Measure 2: Number of DFWPs Implemented*

  • FY 2007 Actual - 453

  • FY 2008 Actual - 363

  • FY 2009 Target - 165

  • FY 2009 Actual - 375

* While not required, ONDCP recommends agencies develop a graph to accompany information contained in the table.

(a) Describe the measure. This measure reflects the number of small businesses that implemented a whole or partial Drug Free Workplace Program. A purpose of the program is to encourage as many small businesses as possible to implement a drug free workplace program for their business. If a business implements a DFWP program, it is believed that there will be a decrease in absenteeism, workplace accidents, tardiness, damaged or stolen property and insurance premiums. It is also believed that productivity and moral will increase. The information is collected directly from the grantees. The grantees input their data into a database created just for this program.

(b) The actual goal of 2009 was underestimated because the number of small businesses implementing a drug free workplace program varies widely from year to year due to the fact that the grantees cannot force a small business to implement such a program. The grantee can only encourage the small business by showing the benefits of the implementation.

(c) The goal for FY 2010 is 200 which is slightly higher than in FY 2009 in hope that more small businesses will see the benefits of implementing a drug-free workplace program. The agency determines the goals based on the number of grantees and whether previous goals were reached.

(d) The agency depends on the honesty and integrity of the DFWP grantees to ensure performance data for this measure are accurate, complete, and unbiased in presentation and substance.

Back to Top

Resource Summary

FY2009 Final BA

  1. Prevention and Education Drug Free Workplace Grants - $1 million

  2. Drug Resources Personnel Summary

    • Total FTEs (direct only) - 0

  3. Information

    • Total Agency Budget* - $598,493

    • Drug Percentage - 0.17%

*Does not include Disaster Assistance Program or the Office ofthe Inspector General.

See page 6 of the attached PDF for details of the grantee, date, and amount of the grant.

Back to Top

Management's Assertions

  1. Performance reporting system is appropriate and applied - The agency has a system to capture performance information accurately and that system was properly applied to generate the performance data.

  2. Explanations for not meeting performance targets are reasonable - Both goals were exceeded in FY 2009. However, it is difficult to predict the number of small business that will implement a DFWP program and the number of small businesses that will want education on a DFWP program since there is no legally binding rule requiring them to do so.

  3. Methodology to establish performance targets is reasonable and applied - The methodology described above to establish performance targets for the current year is reasonable given past performance and available resources.

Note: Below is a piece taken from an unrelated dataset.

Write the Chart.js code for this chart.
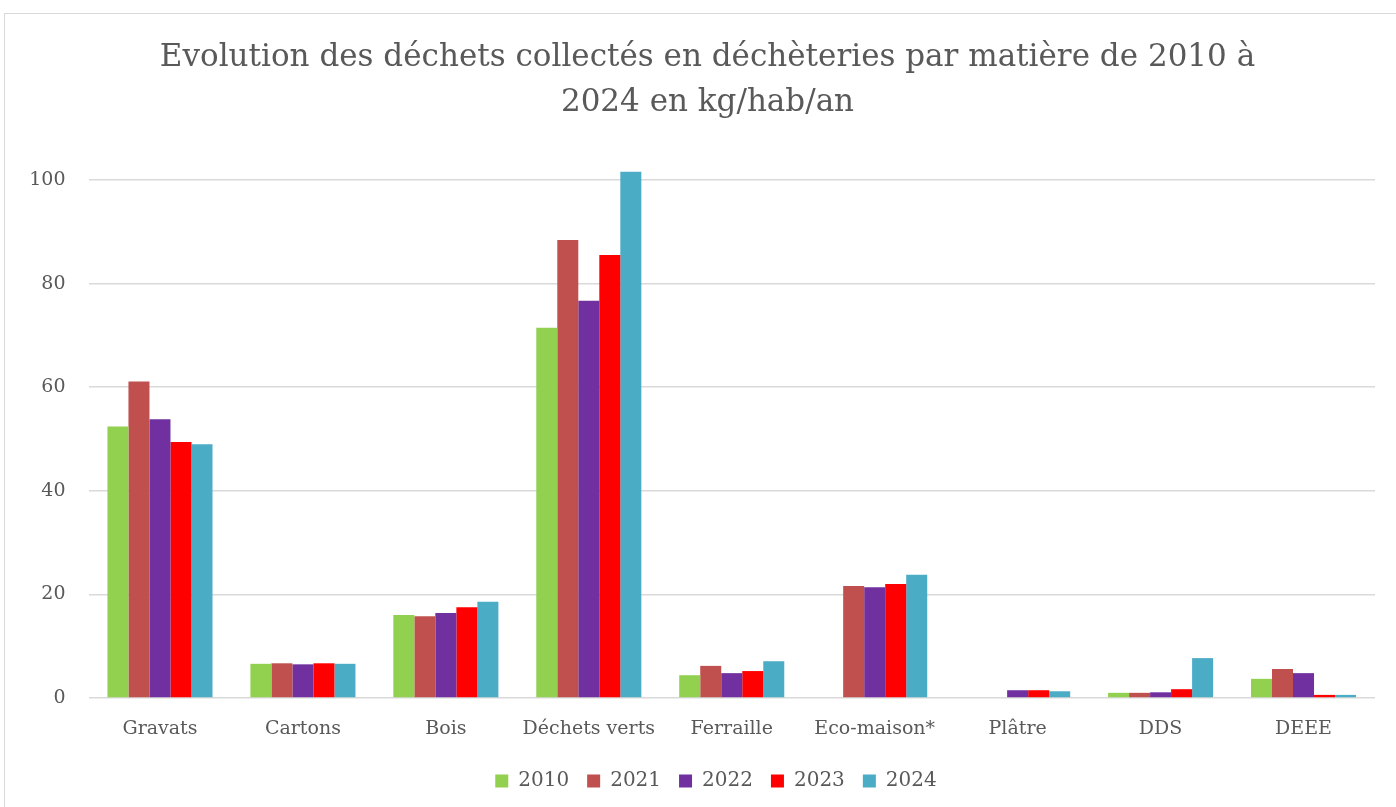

  4. Adequate performance measures exist for all significant drug control activities - The agency has established at least one acceptable performance measure for each Drug Control Decision Unit identified in reports required by section 6a(1 )(A) for which a significant amount of obligations ($1,000,000 or 50 percent of the agency drug budget, whichever is less) were incurred in the previous fiscal year. Each performance measure considers the intended purpose of the National Drug Control Program activity.